Thousands of defaulters face imminent water disconnections after the Supreme Court said councils can terminate water suppliers in line with their by-laws.

The, court said local authorities can disconnect water supplies to defaulting consumers in order to safeguard the rights of paying consumers, bearing in mind that there are treatment and subsequent pumping costs, that are unavoidable.
UPDATED: Water Cuts Loom After Supreme Court Landmark Ruling
UPDATED: Water Cuts Loom After Supreme Court Landmark Ruling
The Court ruled that water disconnections by local authorities do not in any way contravene Section 77 of the country’s Constitution which guarantees the right to safe, clean and potable water.

The ruling was made in a case in which Harare City Council was appealing against a High Court judgment granting a provisional order in favour of lawyer Mr Farai Mushoriwa, who was contesting disconnection of water at his flat in Harare.

Major local authorities are owed over $1 billion by ratepayers.

Harare City Council is owed over $800 million, Bulawayo $264 million, Gweru over $80 million, Mutare over $50 million and Chitungwiza over $70 million, among others.

Justice Bharat Patel quashed the lower court’s decision that had stopped all municipalities countrywide from disconnecting water supplies for defaulting residents without seeking recourse at the courts.

“The provisional order granted by the court a quo be and is hereby set aside,” said Justice Patel, partially allowing Harare City Councils’ appeal.

He said the council’s power to disconnect water supply was reasonable and does not in any way contravene Section 77 of the country’s Constitution that guarantees the right to safe, clean and potable water.

The provisional order which was granted in Mr Mushoriwa’s favour by the High Court had outlawed water disconnections in the absence of a court order.

The lower court ruled that the by-law was an illegal instrument drafted by municipal authorities in violation of the Constitution and the enabling statute.

Section 8 of the Water by-law 164/1913 reads: “Council may, by giving 24 hours’ notice in writing and without prejudicing its right to obtain payment for water supply to its consumer, disconnect supplies to the consumer:

“(a) If he or she shall have failed to pay any sum, which in the opinion of the council, is due under these conditions or the water by-laws.”

However, Justice Patel said his reading of Section 77 of the Constitution is that the possible violation of its provisions is only implicated where the State or a local authority fails to provide any or adequate water supply to any given community or locality.

“Bearing in mind the enormous economic and budgetary considerations that would ordinarily arise in the provision of safe and clean water to a large populace, it cannot be said that the disconnection of water supply by reason of non-payment of water consumed in any specific instance constitutes an infringement of the constitutional right to water,” said Justice Patel.

“Indeed, it may be necessary to do so to ensure that the majority of non-defaulting consumers continue to enjoy their respective rights to water.

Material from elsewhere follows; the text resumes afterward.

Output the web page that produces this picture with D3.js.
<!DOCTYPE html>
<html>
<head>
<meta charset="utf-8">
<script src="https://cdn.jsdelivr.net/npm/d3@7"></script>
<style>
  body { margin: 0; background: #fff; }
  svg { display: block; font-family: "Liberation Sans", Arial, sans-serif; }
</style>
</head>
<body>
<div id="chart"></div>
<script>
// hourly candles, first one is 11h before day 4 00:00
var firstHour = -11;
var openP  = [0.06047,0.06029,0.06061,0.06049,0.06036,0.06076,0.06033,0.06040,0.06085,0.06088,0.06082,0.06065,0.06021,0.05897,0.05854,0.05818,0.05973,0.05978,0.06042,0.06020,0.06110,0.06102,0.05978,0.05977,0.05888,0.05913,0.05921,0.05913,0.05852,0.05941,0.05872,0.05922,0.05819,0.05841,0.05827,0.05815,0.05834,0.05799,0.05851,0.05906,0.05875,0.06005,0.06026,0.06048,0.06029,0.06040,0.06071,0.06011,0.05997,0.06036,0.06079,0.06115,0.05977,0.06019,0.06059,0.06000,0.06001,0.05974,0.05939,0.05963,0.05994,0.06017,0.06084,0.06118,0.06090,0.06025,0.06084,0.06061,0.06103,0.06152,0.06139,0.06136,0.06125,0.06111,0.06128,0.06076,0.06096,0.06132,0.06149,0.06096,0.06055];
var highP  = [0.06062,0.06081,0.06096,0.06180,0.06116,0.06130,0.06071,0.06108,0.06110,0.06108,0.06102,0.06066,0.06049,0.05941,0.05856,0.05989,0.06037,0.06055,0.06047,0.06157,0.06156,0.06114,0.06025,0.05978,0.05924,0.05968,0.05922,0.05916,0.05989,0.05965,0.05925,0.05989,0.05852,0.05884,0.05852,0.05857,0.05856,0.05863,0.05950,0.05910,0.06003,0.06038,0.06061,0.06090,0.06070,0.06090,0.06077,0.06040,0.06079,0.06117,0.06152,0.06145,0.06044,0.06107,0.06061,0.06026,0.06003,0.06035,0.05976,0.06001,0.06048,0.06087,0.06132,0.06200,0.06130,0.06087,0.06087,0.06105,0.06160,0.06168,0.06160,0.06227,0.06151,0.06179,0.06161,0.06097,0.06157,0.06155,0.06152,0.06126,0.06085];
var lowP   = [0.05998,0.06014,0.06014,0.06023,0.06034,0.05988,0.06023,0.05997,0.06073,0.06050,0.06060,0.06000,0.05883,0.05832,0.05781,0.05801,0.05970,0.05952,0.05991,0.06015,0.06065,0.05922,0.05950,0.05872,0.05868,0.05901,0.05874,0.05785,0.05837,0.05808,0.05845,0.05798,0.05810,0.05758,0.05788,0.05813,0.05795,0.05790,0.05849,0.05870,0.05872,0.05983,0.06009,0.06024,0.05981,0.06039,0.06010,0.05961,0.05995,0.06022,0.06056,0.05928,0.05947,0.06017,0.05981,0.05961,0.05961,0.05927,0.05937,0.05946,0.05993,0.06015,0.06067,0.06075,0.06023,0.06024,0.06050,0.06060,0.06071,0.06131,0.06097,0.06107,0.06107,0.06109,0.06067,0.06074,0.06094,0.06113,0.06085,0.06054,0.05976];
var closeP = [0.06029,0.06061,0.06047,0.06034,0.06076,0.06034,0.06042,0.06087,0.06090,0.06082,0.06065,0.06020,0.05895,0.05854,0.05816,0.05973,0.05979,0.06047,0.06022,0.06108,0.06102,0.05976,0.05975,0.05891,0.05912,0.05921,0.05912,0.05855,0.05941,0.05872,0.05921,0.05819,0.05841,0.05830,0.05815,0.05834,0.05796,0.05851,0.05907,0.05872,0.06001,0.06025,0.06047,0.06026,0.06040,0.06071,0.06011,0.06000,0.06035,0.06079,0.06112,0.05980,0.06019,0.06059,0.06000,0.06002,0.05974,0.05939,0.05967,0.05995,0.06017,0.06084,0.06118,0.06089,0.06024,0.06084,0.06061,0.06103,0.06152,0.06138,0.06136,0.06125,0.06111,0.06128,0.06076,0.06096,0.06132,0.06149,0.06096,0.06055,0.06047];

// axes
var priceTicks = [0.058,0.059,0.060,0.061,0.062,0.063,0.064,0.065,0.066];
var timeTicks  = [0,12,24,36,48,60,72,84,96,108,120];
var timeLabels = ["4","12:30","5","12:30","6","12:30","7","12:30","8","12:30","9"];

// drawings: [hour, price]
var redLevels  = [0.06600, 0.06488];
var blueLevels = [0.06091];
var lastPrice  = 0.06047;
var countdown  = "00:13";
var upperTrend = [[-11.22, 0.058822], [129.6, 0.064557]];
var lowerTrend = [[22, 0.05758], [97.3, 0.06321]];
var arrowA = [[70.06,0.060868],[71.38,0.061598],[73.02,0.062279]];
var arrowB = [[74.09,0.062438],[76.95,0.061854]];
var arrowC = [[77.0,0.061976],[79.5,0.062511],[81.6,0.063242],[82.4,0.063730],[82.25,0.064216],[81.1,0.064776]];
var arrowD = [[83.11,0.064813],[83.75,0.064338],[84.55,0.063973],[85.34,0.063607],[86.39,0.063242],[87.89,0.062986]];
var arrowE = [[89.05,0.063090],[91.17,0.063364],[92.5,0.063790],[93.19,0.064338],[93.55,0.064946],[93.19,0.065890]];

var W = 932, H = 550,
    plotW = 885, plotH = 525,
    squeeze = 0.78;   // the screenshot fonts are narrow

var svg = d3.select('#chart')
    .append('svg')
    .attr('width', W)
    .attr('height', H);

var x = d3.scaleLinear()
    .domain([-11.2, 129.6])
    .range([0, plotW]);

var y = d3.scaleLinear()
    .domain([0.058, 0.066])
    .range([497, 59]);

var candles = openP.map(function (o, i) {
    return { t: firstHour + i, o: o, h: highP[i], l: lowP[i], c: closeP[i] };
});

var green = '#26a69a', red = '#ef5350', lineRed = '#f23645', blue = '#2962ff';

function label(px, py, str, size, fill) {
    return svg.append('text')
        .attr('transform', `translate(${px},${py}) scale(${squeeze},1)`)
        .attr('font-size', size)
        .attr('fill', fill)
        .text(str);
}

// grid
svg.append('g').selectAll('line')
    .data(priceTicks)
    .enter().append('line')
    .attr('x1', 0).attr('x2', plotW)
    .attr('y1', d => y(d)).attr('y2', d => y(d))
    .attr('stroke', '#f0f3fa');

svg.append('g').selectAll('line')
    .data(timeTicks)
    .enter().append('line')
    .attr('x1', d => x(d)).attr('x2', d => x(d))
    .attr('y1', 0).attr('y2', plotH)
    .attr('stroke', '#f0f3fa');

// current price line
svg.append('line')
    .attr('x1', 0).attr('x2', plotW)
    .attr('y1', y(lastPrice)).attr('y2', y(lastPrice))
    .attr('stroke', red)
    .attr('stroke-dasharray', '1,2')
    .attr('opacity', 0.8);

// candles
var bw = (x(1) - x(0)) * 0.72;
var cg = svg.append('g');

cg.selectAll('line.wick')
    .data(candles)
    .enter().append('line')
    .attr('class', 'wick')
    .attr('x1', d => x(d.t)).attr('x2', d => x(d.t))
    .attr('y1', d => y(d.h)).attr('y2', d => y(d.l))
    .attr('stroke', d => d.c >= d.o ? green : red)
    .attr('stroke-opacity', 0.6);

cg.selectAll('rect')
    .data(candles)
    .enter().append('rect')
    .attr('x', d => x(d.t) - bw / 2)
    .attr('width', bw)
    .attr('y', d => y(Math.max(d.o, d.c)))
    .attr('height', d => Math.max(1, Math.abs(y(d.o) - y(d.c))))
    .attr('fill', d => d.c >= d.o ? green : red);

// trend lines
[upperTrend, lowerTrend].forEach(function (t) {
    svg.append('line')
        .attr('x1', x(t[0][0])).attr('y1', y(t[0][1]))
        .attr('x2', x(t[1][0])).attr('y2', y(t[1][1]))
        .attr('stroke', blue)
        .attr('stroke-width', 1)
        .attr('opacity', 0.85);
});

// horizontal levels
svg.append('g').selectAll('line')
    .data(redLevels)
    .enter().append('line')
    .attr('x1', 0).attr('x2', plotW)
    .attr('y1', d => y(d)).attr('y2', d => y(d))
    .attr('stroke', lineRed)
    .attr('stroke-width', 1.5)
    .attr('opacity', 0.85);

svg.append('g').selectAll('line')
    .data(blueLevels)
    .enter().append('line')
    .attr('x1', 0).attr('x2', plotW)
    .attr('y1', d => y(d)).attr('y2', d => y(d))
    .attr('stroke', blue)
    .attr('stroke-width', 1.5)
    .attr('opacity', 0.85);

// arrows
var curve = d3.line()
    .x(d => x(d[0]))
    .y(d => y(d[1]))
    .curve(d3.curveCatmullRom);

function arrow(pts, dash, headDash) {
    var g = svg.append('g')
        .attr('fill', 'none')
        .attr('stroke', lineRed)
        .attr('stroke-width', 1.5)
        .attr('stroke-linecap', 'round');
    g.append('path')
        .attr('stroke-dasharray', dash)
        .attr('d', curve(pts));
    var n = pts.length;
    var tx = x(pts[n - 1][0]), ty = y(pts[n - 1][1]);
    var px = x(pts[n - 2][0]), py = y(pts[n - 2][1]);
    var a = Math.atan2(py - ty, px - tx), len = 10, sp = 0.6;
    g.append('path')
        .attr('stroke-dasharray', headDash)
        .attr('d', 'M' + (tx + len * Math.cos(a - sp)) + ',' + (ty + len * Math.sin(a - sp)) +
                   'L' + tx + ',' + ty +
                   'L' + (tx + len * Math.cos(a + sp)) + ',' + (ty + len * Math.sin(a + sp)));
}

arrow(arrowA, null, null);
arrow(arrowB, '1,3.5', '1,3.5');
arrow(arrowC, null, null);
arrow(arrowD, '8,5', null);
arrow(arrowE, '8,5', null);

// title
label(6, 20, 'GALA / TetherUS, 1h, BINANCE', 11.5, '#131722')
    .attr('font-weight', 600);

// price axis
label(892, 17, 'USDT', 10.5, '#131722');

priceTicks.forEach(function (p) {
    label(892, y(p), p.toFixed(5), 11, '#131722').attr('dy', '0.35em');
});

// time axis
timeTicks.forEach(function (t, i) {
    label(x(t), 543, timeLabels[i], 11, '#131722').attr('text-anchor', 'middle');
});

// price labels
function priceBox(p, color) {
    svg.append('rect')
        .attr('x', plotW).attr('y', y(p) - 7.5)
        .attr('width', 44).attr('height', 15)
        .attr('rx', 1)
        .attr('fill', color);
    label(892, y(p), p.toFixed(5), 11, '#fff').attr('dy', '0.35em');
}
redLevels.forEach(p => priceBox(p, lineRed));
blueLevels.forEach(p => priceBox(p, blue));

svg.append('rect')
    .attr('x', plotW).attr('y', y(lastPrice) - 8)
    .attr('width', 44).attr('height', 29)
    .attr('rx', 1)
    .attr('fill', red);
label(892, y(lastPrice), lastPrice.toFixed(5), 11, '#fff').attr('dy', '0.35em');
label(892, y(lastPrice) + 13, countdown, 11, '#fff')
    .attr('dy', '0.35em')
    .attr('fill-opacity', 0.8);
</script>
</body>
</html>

“In other words, the power to disconnect the water supply of any individual consumer in the manner prescribed is a necessary incident of the measures necessary to safeguard the rights of other consumers at large.”

Justice Patel said the approach accords squarely with the dictates of Section 86(1) of the Constitution.

He said fundamental rights and freedoms must be exercised reasonably and with due regard for the rights and freedoms of others.

Justice Patel said he was of the opinion that the application and enforcement of the 1913 By-laws do not negate or impede the progressive realisation of the right to safe, clean and portable water as envisaged by Section 77 of the Constitution.

“Thus the appellants’ power to disconnect water supplies for non-payment of water accounts, provided it is reasonably applied and enforced, and exercised in strict compliance with the conditions prescribed in the by-laws, is both statutorily and constitutionally unimpeachable,” he said.

“It follows from the ongoing that the appeal fails in relation to the specific interim relief granted by the court a quo in favour of the respondent, but succeeds in establishing the overall legality of the by-laws relied upon by the appellant.

“For this reason, I think it just and equitable that neither party should be penalised with the costs of this appeal or the costs a quo.”

As for the interim relief granted, he said, this has been overtaken by events and rendered otiose (useless) in as much as the respondent (Mr Mushoriwa) is no longer in occupation of the premises in question and the provisional order granted by the court below should be set aside in its entirety.

The court ordered that the city’s appeal be partially allowed and the provisional order granted by the High Court be set aside.